Recorded information:
** Begin **

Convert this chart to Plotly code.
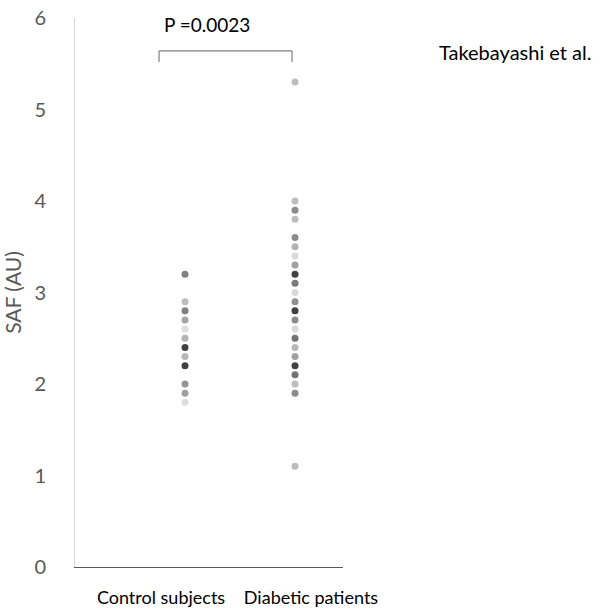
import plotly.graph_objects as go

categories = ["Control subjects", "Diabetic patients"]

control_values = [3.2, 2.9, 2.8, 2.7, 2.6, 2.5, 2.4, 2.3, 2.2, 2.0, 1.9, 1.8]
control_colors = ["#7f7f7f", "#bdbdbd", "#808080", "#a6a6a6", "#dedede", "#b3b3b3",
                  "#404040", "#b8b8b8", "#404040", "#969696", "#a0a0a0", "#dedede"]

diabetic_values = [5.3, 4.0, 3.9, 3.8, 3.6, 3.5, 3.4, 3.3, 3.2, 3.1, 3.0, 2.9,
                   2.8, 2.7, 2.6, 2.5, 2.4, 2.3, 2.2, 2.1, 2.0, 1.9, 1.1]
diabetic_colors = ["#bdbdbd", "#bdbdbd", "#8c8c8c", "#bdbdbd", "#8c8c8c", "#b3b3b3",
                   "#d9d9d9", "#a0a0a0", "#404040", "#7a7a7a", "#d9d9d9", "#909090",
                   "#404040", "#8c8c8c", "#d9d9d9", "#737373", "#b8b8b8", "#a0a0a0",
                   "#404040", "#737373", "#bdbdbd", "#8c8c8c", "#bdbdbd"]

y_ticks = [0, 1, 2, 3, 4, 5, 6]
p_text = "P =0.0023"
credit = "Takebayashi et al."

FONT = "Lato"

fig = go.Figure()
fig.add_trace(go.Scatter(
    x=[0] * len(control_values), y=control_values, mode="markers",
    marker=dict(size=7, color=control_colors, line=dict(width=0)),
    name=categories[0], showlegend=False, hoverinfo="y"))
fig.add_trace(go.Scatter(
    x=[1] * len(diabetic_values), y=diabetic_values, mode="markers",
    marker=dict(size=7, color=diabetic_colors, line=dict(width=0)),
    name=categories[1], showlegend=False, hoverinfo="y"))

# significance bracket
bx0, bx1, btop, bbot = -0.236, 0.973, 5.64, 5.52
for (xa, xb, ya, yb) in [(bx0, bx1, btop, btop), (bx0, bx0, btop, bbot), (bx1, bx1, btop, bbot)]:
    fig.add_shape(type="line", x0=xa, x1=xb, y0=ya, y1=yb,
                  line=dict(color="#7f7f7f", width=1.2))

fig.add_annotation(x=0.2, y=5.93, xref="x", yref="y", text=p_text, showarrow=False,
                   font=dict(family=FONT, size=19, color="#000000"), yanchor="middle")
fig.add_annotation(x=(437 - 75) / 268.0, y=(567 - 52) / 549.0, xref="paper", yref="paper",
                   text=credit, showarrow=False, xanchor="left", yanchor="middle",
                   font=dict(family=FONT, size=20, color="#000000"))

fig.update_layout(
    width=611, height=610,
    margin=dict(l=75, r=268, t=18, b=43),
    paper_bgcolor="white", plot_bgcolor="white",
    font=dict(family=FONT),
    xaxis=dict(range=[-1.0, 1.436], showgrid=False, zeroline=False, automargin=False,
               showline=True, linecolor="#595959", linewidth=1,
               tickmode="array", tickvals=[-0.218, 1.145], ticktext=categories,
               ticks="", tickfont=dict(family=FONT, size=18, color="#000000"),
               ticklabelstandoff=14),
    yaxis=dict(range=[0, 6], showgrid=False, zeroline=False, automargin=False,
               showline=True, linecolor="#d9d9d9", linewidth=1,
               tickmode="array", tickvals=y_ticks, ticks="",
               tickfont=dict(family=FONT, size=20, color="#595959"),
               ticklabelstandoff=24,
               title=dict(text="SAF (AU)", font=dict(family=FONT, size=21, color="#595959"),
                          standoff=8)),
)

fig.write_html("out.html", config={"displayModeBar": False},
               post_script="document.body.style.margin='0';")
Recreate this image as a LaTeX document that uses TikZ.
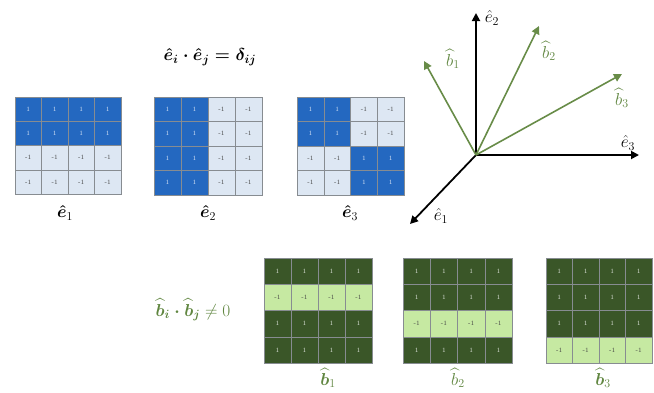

** End **

What you should do:
Pull out every line of the entries that includes the word "this".

Exercise output:
Convert this chart to Plotly code.
Recreate this image as a LaTeX document that uses TikZ.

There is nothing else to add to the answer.